• [Exercise goal]: Can you write out all the lines word for word, with no pictures?
= = = = =
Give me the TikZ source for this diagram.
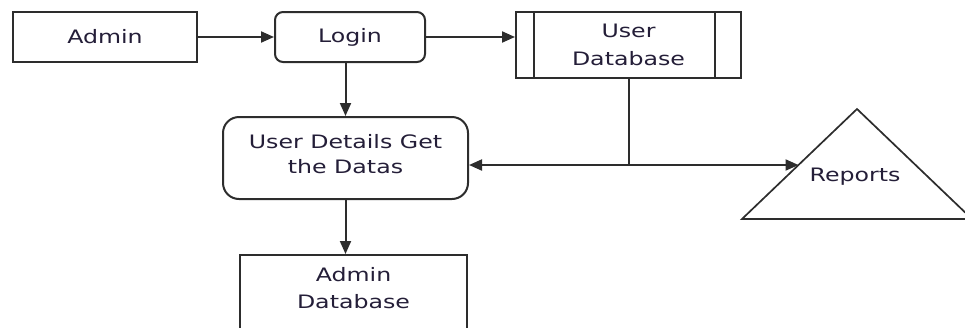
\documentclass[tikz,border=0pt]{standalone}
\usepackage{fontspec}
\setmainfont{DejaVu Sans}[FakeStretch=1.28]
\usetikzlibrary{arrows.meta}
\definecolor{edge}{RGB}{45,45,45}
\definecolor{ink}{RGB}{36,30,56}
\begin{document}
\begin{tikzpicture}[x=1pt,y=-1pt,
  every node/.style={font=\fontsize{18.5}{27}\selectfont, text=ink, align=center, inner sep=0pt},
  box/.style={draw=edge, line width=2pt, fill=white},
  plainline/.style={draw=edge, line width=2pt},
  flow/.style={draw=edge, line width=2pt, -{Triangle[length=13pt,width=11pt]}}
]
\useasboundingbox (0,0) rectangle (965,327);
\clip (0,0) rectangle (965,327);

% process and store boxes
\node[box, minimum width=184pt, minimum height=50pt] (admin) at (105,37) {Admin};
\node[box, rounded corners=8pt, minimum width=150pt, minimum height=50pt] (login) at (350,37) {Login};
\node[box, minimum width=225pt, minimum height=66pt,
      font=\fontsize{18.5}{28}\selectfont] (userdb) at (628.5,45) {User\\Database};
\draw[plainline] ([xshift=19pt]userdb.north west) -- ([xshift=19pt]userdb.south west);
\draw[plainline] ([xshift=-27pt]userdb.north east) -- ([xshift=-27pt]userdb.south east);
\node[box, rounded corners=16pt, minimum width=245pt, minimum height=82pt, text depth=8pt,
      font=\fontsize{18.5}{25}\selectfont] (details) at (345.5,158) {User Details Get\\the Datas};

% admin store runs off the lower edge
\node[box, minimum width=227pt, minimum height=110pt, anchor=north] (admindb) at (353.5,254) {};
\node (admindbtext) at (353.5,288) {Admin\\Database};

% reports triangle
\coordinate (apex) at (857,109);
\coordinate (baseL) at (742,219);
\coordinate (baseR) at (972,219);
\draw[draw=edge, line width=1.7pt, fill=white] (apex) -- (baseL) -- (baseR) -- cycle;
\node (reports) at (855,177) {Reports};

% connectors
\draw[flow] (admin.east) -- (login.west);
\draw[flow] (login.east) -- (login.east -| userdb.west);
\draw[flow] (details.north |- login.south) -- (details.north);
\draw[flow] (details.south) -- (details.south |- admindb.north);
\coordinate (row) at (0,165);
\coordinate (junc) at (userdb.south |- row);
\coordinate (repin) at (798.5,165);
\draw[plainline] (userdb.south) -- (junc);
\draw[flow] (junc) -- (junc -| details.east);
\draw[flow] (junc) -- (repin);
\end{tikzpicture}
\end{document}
= = = = =
• [Reply]:
Give me the TikZ source for this diagram.
\documentclass[tikz,border=0pt]{standalone}
\usepackage{fontspec}
\setmainfont{DejaVu Sans}[FakeStretch=1.28]
\usetikzlibrary{arrows.meta}
\definecolor{edge}{RGB}{45,45,45}
\definecolor{ink}{RGB}{36,30,56}
\begin{document}
\begin{tikzpicture}[x=1pt,y=-1pt,
  every node/.style={font=\fontsize{18.5}{27}\selectfont, text=ink, align=center, inner sep=0pt},
  box/.style={draw=edge, line width=2pt, fill=white},
  plainline/.style={draw=edge, line width=2pt},
  flow/.style={draw=edge, line width=2pt, -{Triangle[length=13pt,width=11pt]}}
]
\useasboundingbox (0,0) rectangle (965,327);
\clip (0,0) rectangle (965,327);

% process and store boxes
\node[box, minimum width=184pt, minimum height=50pt] (admin) at (105,37) {Admin};
\node[box, rounded corners=8pt, minimum width=150pt, minimum height=50pt] (login) at (350,37) {Login};
\node[box, minimum width=225pt, minimum height=66pt,
      font=\fontsize{18.5}{28}\selectfont] (userdb) at (628.5,45) {User\\Database};
\draw[plainline] ([xshift=19pt]userdb.north west) -- ([xshift=19pt]userdb.south west);
\draw[plainline] ([xshift=-27pt]userdb.north east) -- ([xshift=-27pt]userdb.south east);
\node[box, rounded corners=16pt, minimum width=245pt, minimum height=82pt, text depth=8pt,
      font=\fontsize{18.5}{25}\selectfont] (details) at (345.5,158) {User Details Get\\the Datas};

% admin store runs off the lower edge
\node[box, minimum width=227pt, minimum height=110pt, anchor=north] (admindb) at (353.5,254) {};
\node (admindbtext) at (353.5,288) {Admin\\Database};

% reports triangle
\coordinate (apex) at (857,109);
\coordinate (baseL) at (742,219);
\coordinate (baseR) at (972,219);
\draw[draw=edge, line width=1.7pt, fill=white] (apex) -- (baseL) -- (baseR) -- cycle;
\node (reports) at (855,177) {Reports};

% connectors
\draw[flow] (admin.east) -- (login.west);
\draw[flow] (login.east) -- (login.east -| userdb.west);
\draw[flow] (details.north |- login.south) -- (details.north);
\draw[flow] (details.south) -- (details.south |- admindb.north);
\coordinate (row) at (0,165);
\coordinate (junc) at (userdb.south |- row);
\coordinate (repin) at (798.5,165);
\draw[plainline] (userdb.south) -- (junc);
\draw[flow] (junc) -- (junc -| details.east);
\draw[flow] (junc) -- (repin);
\end{tikzpicture}
\end{document}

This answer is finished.